▶ [REQUEST]
Reproduce the listing below exactly. Pictures do not belong in the copy.

Code that draws figures:
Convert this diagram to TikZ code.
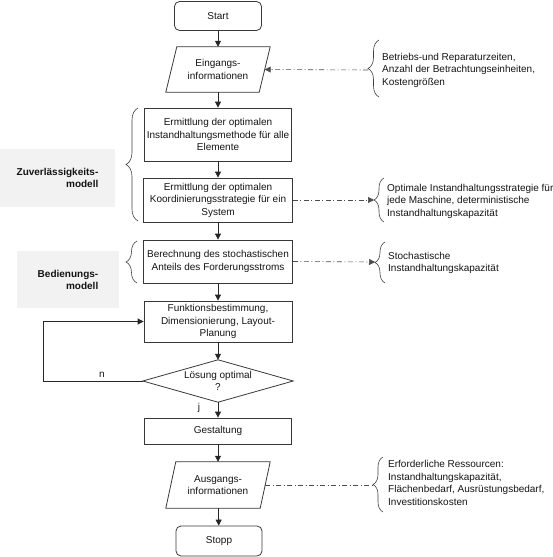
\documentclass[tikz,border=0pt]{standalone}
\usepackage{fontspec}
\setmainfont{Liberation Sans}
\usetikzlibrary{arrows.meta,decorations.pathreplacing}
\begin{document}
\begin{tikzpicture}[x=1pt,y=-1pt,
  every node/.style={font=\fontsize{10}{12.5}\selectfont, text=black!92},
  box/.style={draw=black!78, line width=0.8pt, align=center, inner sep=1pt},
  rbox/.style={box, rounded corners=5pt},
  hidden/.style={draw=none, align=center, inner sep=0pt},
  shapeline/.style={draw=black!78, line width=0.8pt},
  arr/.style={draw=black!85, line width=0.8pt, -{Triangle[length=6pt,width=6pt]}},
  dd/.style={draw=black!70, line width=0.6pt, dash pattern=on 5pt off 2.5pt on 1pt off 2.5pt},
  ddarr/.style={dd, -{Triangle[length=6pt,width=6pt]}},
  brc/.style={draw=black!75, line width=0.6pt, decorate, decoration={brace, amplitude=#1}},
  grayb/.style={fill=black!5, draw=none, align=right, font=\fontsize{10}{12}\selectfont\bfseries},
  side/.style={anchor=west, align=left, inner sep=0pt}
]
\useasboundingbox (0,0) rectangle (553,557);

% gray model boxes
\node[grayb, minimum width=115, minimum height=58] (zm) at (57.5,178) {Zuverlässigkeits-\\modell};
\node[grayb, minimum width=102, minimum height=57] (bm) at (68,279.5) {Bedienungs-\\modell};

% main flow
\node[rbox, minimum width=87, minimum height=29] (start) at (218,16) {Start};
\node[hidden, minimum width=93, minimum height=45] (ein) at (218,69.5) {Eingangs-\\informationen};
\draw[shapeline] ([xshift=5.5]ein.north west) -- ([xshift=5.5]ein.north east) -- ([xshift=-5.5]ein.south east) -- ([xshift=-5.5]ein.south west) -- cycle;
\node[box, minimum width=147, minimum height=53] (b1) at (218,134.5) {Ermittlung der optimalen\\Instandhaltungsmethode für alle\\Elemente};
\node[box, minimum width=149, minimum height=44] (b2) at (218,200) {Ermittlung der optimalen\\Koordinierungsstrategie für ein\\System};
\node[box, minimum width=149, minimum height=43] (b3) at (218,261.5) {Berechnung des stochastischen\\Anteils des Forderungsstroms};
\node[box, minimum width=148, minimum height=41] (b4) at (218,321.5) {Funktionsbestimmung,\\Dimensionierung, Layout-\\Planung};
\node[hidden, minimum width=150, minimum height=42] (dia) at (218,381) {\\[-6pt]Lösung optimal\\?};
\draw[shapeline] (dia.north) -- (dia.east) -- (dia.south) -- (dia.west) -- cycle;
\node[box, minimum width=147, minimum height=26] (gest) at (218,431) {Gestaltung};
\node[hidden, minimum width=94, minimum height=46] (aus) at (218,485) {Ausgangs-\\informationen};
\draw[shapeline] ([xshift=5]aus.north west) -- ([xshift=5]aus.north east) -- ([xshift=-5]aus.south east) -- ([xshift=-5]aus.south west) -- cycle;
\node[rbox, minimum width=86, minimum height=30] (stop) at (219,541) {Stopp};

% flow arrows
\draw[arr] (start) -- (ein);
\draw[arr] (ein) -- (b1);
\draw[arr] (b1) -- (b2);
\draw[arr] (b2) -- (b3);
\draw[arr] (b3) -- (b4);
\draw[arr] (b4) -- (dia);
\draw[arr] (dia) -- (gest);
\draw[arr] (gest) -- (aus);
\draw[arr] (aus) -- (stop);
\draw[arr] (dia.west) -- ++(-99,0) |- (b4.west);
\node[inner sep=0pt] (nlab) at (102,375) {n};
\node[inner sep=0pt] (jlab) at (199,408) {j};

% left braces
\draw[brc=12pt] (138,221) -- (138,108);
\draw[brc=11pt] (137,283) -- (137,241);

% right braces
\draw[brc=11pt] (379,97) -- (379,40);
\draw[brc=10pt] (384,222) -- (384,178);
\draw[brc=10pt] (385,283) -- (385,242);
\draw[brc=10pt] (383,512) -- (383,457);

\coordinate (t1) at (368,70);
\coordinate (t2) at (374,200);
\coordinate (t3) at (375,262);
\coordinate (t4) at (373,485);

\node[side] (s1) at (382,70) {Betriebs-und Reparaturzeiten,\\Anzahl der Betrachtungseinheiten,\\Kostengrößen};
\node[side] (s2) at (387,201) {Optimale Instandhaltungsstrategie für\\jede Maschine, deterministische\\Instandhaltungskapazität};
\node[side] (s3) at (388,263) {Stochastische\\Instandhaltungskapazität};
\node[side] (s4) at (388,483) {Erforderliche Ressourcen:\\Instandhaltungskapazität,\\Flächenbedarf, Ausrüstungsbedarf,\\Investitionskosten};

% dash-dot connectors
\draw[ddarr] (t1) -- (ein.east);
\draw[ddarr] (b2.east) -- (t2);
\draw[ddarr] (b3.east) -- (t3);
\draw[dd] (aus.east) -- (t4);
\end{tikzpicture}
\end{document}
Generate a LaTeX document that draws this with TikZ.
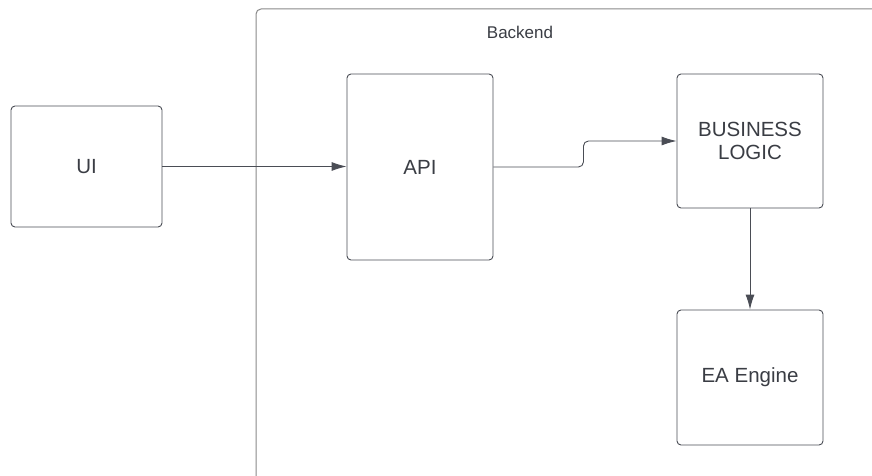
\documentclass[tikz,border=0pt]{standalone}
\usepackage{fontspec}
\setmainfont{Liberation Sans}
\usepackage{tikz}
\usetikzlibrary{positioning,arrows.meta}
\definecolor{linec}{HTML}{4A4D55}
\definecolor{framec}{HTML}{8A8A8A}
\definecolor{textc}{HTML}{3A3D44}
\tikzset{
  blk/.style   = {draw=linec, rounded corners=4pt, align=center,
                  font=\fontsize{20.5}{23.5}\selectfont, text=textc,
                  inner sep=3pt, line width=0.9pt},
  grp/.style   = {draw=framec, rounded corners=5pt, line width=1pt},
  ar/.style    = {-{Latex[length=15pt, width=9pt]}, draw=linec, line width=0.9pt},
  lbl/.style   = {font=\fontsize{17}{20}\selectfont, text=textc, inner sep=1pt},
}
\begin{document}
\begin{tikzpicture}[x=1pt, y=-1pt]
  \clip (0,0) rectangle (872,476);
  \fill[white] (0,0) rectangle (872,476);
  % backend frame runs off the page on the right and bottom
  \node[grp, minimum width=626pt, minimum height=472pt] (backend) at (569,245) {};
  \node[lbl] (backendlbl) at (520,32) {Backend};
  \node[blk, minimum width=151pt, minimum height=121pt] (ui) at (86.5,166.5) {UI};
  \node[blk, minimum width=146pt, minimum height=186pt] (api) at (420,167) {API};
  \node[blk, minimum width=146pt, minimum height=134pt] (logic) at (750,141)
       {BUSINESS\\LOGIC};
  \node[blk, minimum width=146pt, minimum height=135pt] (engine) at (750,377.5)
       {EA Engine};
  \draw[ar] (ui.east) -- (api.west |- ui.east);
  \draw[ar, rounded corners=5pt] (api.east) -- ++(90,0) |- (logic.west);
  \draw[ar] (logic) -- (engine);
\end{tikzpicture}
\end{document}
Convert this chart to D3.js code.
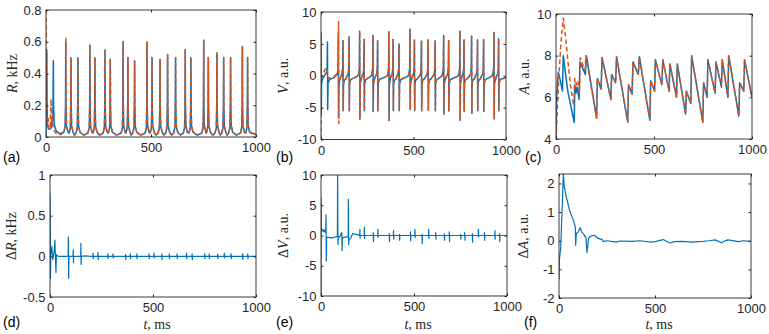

▶ [FULL SOLUTION]
Convert this diagram to TikZ code.
\documentclass[tikz,border=0pt]{standalone}
\usepackage{fontspec}
\setmainfont{Liberation Sans}
\usetikzlibrary{arrows.meta,decorations.pathreplacing}
\begin{document}
\begin{tikzpicture}[x=1pt,y=-1pt,
  every node/.style={font=\fontsize{10}{12.5}\selectfont, text=black!92},
  box/.style={draw=black!78, line width=0.8pt, align=center, inner sep=1pt},
  rbox/.style={box, rounded corners=5pt},
  hidden/.style={draw=none, align=center, inner sep=0pt},
  shapeline/.style={draw=black!78, line width=0.8pt},
  arr/.style={draw=black!85, line width=0.8pt, -{Triangle[length=6pt,width=6pt]}},
  dd/.style={draw=black!70, line width=0.6pt, dash pattern=on 5pt off 2.5pt on 1pt off 2.5pt},
  ddarr/.style={dd, -{Triangle[length=6pt,width=6pt]}},
  brc/.style={draw=black!75, line width=0.6pt, decorate, decoration={brace, amplitude=#1}},
  grayb/.style={fill=black!5, draw=none, align=right, font=\fontsize{10}{12}\selectfont\bfseries},
  side/.style={anchor=west, align=left, inner sep=0pt}
]
\useasboundingbox (0,0) rectangle (553,557);

% gray model boxes
\node[grayb, minimum width=115, minimum height=58] (zm) at (57.5,178) {Zuverlässigkeits-\\modell};
\node[grayb, minimum width=102, minimum height=57] (bm) at (68,279.5) {Bedienungs-\\modell};

% main flow
\node[rbox, minimum width=87, minimum height=29] (start) at (218,16) {Start};
\node[hidden, minimum width=93, minimum height=45] (ein) at (218,69.5) {Eingangs-\\informationen};
\draw[shapeline] ([xshift=5.5]ein.north west) -- ([xshift=5.5]ein.north east) -- ([xshift=-5.5]ein.south east) -- ([xshift=-5.5]ein.south west) -- cycle;
\node[box, minimum width=147, minimum height=53] (b1) at (218,134.5) {Ermittlung der optimalen\\Instandhaltungsmethode für alle\\Elemente};
\node[box, minimum width=149, minimum height=44] (b2) at (218,200) {Ermittlung der optimalen\\Koordinierungsstrategie für ein\\System};
\node[box, minimum width=149, minimum height=43] (b3) at (218,261.5) {Berechnung des stochastischen\\Anteils des Forderungsstroms};
\node[box, minimum width=148, minimum height=41] (b4) at (218,321.5) {Funktionsbestimmung,\\Dimensionierung, Layout-\\Planung};
\node[hidden, minimum width=150, minimum height=42] (dia) at (218,381) {\\[-6pt]Lösung optimal\\?};
\draw[shapeline] (dia.north) -- (dia.east) -- (dia.south) -- (dia.west) -- cycle;
\node[box, minimum width=147, minimum height=26] (gest) at (218,431) {Gestaltung};
\node[hidden, minimum width=94, minimum height=46] (aus) at (218,485) {Ausgangs-\\informationen};
\draw[shapeline] ([xshift=5]aus.north west) -- ([xshift=5]aus.north east) -- ([xshift=-5]aus.south east) -- ([xshift=-5]aus.south west) -- cycle;
\node[rbox, minimum width=86, minimum height=30] (stop) at (219,541) {Stopp};

% flow arrows
\draw[arr] (start) -- (ein);
\draw[arr] (ein) -- (b1);
\draw[arr] (b1) -- (b2);
\draw[arr] (b2) -- (b3);
\draw[arr] (b3) -- (b4);
\draw[arr] (b4) -- (dia);
\draw[arr] (dia) -- (gest);
\draw[arr] (gest) -- (aus);
\draw[arr] (aus) -- (stop);
\draw[arr] (dia.west) -- ++(-99,0) |- (b4.west);
\node[inner sep=0pt] (nlab) at (102,375) {n};
\node[inner sep=0pt] (jlab) at (199,408) {j};

% left braces
\draw[brc=12pt] (138,221) -- (138,108);
\draw[brc=11pt] (137,283) -- (137,241);

% right braces
\draw[brc=11pt] (379,97) -- (379,40);
\draw[brc=10pt] (384,222) -- (384,178);
\draw[brc=10pt] (385,283) -- (385,242);
\draw[brc=10pt] (383,512) -- (383,457);

\coordinate (t1) at (368,70);
\coordinate (t2) at (374,200);
\coordinate (t3) at (375,262);
\coordinate (t4) at (373,485);

\node[side] (s1) at (382,70) {Betriebs-und Reparaturzeiten,\\Anzahl der Betrachtungseinheiten,\\Kostengrößen};
\node[side] (s2) at (387,201) {Optimale Instandhaltungsstrategie für\\jede Maschine, deterministische\\Instandhaltungskapazität};
\node[side] (s3) at (388,263) {Stochastische\\Instandhaltungskapazität};
\node[side] (s4) at (388,483) {Erforderliche Ressourcen:\\Instandhaltungskapazität,\\Flächenbedarf, Ausrüstungsbedarf,\\Investitionskosten};

% dash-dot connectors
\draw[ddarr] (t1) -- (ein.east);
\draw[ddarr] (b2.east) -- (t2);
\draw[ddarr] (b3.east) -- (t3);
\draw[dd] (aus.east) -- (t4);
\end{tikzpicture}
\end{document}
Generate a LaTeX document that draws this with TikZ.
\documentclass[tikz,border=0pt]{standalone}
\usepackage{fontspec}
\setmainfont{Liberation Sans}
\usepackage{tikz}
\usetikzlibrary{positioning,arrows.meta}
\definecolor{linec}{HTML}{4A4D55}
\definecolor{framec}{HTML}{8A8A8A}
\definecolor{textc}{HTML}{3A3D44}
\tikzset{
  blk/.style   = {draw=linec, rounded corners=4pt, align=center,
                  font=\fontsize{20.5}{23.5}\selectfont, text=textc,
                  inner sep=3pt, line width=0.9pt},
  grp/.style   = {draw=framec, rounded corners=5pt, line width=1pt},
  ar/.style    = {-{Latex[length=15pt, width=9pt]}, draw=linec, line width=0.9pt},
  lbl/.style   = {font=\fontsize{17}{20}\selectfont, text=textc, inner sep=1pt},
}
\begin{document}
\begin{tikzpicture}[x=1pt, y=-1pt]
  \clip (0,0) rectangle (872,476);
  \fill[white] (0,0) rectangle (872,476);
  % backend frame runs off the page on the right and bottom
  \node[grp, minimum width=626pt, minimum height=472pt] (backend) at (569,245) {};
  \node[lbl] (backendlbl) at (520,32) {Backend};
  \node[blk, minimum width=151pt, minimum height=121pt] (ui) at (86.5,166.5) {UI};
  \node[blk, minimum width=146pt, minimum height=186pt] (api) at (420,167) {API};
  \node[blk, minimum width=146pt, minimum height=134pt] (logic) at (750,141)
       {BUSINESS\\LOGIC};
  \node[blk, minimum width=146pt, minimum height=135pt] (engine) at (750,377.5)
       {EA Engine};
  \draw[ar] (ui.east) -- (api.west |- ui.east);
  \draw[ar, rounded corners=5pt] (api.east) -- ++(90,0) |- (logic.west);
  \draw[ar] (logic) -- (engine);
\end{tikzpicture}
\end{document}
Convert this chart to D3.js code.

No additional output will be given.